You can get various forms of flash with different block sizes; the smaller the blocks, the more expensive it becomes per byte, and the faster you want it, the more expensive it gets.

But the problem is that you don't have just 4K of updates at a time to handle - a high performance NVMe drive is handling gigabytes of unwritten data in its volatile cache, and having gigabytes of very fast flash is expensive, as compared to gigabytes of RAM, gigabytes of reasonably fast flash, and a supercapacitor to let you flush the RAM to the fast flash before you lose power completely.

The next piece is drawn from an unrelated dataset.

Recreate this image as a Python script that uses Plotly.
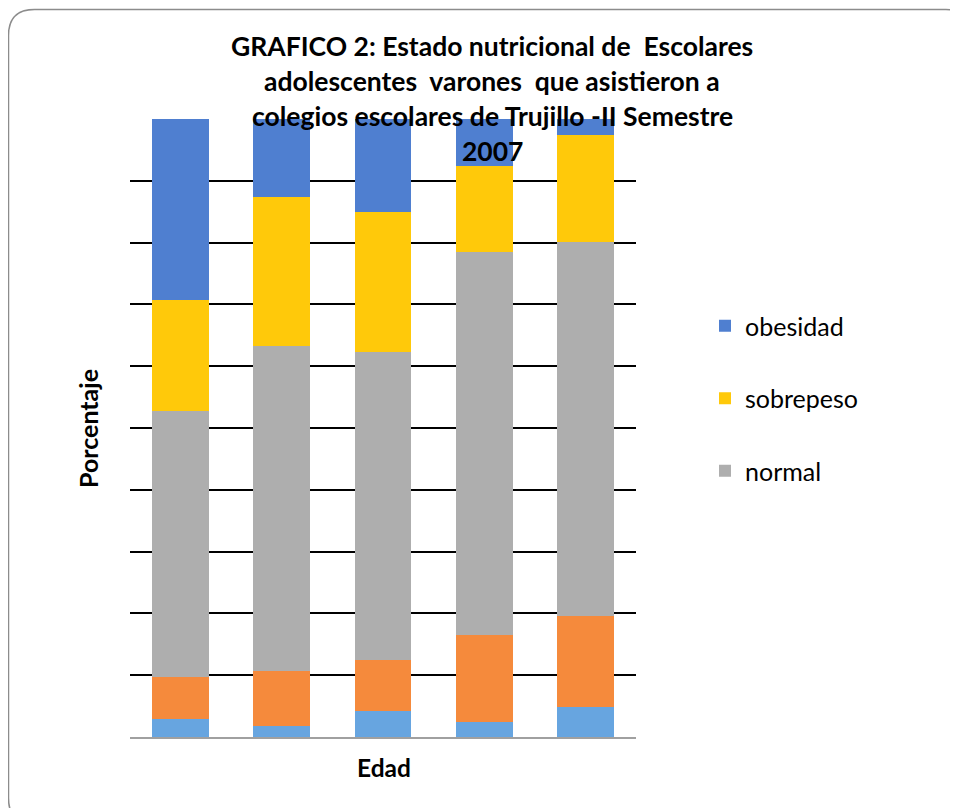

However, even that's going to be significant - doing it with pSLC flash will add maybe $30 to your $100/TiB NVMe SSD, more if you want a bigger cache (useful for performance).

Other use cases

Posted Mar 4, 2026 19:06 UTC (Wed) by TheJH (subscriber, #101155) [Link] (1 responses)

though such a file manager could also, after finishing a copy operation, fsync() all the copied files, or if that's too much, syncfs() the entire filesystem, before indicating to the user that the operation has completed...

Other use cases

Posted Mar 4, 2026 20:11 UTC (Wed) by farnz (subscriber, #17727) [Link]

Ideally, though, the file manager wants to report progress to the user - which means that you want notifications for fsync progress, not just write progress. That pushes you in the direction of sync_file_range, too - you'd end up submitting a series of sync_file_range(fd, offset, len, SYNC_FILE_RANGE_WAIT_BEFORE | SYNC_FILE_RANGE_WRITE | SYNC_FILE_RANGE_WAIT_AFTER) operations to get you progress, then an fsync to sync the file metadata, then either a syncfs or a set of fsyncs on directories to ensure that the file is safely on disk.

Related thought

Posted Mar 3, 2026 20:33 UTC (Tue) by IanKelling (subscriber, #89418) [Link]

Lately, I've done some learning about different filesystems and found LWN articles to be immensely valuable. In this area, it is really filling a hole, please keep it up.